Email is one channel businesses can use to connect with customers they don’t have success reaching by phone. Email, after all, is a proven communication channel in sales. However, considering that the average person receives 125 business emails a day, businesses must find a way to rise above the noise. According to Salesforce, “the batch-and-blast method doesn’t work on connected customers.”
Instead, the company’s research found, when evaluating purchases, customers weigh a company’s level of personalization equally compared to how they weigh its reputation.
Those emails that are most effective in starting a conversation offer timely, personalized content. Potential customers respond best to emails that deliver relevant content addressing their specific pain points and offering solutions for overcoming those challenges. Personalized emails generate a median ROI of 122 percent according to the Data & Marketing Association and Demand Metric.
Tip: Depending on how much information you have on a prospective client, personalize everything from the subject line to the content of the email. Make the content specific to recipients — whether it’s based on birthdate,location or something else — to deliver content that catches their attention and engages them.
Send a text that doesn’t feel invasive.
Text-messaging is another strategy businesses can use to develop and maintain relationships with prospects and customers. Once exclusively reserved for personal communications, this digital channel provides a more direct way to reach customers; it also meets customer expectations for a convenient, frictionless way to interact with companies. According to a sales communication survey from my company Lunar, texting is now a widely accepted and expected form of business communication.
Texting also offers the advantages of being instant and mobile — two attributes that make it easier for businesses to reach and engage prospects. With an open rate of 98 percent, text messages are one of the most powerful strategies businesses can use to drive customer engagement.

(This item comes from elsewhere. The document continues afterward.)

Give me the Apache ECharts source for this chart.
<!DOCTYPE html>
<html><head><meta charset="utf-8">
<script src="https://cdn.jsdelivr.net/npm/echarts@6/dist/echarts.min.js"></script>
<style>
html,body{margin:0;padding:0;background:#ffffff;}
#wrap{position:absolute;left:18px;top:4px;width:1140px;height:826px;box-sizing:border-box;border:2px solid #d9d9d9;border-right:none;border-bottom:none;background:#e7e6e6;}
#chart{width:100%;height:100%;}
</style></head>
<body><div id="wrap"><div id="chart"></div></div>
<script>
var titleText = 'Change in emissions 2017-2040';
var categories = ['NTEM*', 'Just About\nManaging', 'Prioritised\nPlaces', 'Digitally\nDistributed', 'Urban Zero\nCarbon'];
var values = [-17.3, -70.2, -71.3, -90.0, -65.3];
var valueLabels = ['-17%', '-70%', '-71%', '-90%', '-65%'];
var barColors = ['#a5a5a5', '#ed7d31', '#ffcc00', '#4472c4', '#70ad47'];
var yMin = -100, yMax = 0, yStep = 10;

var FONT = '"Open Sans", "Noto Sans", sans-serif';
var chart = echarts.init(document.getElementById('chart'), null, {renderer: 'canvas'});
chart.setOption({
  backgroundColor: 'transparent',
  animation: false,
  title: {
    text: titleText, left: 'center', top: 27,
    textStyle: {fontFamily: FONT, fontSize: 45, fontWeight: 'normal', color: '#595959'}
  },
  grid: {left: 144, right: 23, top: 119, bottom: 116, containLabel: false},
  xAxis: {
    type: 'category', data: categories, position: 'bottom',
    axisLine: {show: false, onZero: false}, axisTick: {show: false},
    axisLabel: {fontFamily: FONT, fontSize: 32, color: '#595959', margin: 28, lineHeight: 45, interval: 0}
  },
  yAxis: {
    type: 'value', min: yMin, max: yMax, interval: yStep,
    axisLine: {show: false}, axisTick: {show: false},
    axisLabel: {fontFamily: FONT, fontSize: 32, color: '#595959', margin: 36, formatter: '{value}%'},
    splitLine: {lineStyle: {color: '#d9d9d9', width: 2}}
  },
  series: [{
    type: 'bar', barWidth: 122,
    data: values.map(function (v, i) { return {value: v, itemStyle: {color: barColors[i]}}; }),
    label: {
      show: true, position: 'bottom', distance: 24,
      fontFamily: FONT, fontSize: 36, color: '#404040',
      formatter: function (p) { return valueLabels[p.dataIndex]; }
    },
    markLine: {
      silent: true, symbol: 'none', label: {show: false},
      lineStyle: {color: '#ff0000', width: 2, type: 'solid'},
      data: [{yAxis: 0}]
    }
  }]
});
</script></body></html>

Texting’s personal roots, however, make it easy to commit a business texting mistake: Specifically, texts should be short and easy to understand. So, if you’re texting about complex topics or need more than a yes or no response, you might want to use text messaging to schedule a call.

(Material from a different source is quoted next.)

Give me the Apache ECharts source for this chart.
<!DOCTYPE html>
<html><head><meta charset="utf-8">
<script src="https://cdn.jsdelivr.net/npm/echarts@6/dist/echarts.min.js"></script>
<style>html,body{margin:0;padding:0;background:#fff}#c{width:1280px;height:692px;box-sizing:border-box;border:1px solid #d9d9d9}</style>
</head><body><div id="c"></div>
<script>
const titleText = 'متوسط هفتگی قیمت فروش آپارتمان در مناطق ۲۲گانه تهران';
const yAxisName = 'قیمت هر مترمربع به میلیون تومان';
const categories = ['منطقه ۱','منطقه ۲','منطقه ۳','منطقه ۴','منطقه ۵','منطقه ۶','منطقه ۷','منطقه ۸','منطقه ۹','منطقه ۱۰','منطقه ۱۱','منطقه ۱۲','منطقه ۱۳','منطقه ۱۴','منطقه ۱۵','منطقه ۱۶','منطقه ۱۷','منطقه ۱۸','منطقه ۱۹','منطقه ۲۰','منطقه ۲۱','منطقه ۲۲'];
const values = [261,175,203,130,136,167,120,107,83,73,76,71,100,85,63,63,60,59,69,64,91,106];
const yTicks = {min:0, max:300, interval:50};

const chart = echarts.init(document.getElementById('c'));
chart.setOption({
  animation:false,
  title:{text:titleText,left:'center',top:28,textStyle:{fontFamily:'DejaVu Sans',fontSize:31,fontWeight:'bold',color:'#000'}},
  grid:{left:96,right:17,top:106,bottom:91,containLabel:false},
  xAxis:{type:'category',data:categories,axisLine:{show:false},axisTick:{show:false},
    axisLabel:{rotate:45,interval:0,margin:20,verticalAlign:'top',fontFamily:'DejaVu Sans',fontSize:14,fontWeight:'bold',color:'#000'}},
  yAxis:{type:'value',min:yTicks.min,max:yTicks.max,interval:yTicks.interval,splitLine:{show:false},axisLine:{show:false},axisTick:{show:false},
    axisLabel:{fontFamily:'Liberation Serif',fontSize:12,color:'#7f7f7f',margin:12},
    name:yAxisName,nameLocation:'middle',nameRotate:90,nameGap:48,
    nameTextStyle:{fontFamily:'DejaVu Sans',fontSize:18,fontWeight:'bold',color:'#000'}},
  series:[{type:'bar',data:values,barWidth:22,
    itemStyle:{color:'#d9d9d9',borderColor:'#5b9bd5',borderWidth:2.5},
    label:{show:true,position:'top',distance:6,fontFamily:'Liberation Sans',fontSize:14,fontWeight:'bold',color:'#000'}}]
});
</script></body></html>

Tip: You also shouldn’t send a text message without an introduction or attempt to use another means of communication. The first communication a potential customer gets from you should never be a text, as that can feel invasive. Instead, texting is a great follow-up tool.
Use LinkedIn messages as your new cold-outreach tool.
The challenge for businesses using cold-calling — made significantly more challenging in an environment of robocall blocking — is being able to connect with the right person. Companies can use LinkedIn as another strategy to successfully reach prospects. With more than 630 million members, including 90 million members who are senior-level influencers, LinkedIn can be a go-to-resource for cold outreach, building relationships with potential customers, and establishing expertise to convert leads into buyers.
Companies can become active on relevant LinkedIn groups as one strategy for connecting with prospects. This activity not only helps businesses identify prospects, but can help companies establish expertise on a topic and pave the way to building a relationship with group members as a trusted expert. Businesses can realize the most success from this tactic by consistently posting in these groups and generating discussions on new issues and innovations in an industry.
Tip: InMail, a paid feature on LinkedIn, is another effective way enterprises can reach prospects without resorting to the phone. As is the case with email, personalizing these communications is key to developing an ongoing dialogue with a prospect. Response rates are highest when these messages are crafted to start a conversation and provide a target prospect with valued, relevant content.
As policymakers work to curb robocalls and the consumer robocall-avoidance backlash continues, legitimate businesses are being caught in the cross hairs. What can they do?
Clearly, those operating in this environment must reduce their reliance on cold calls and find new ways to connect with prospects by taking a personalized, multichannel approach to drive customer engagement. Email, texting, and LinkedIn should all be part of any company’s engagement strategies to effectively establish relationships with prospects and maintain relationships with existing customers.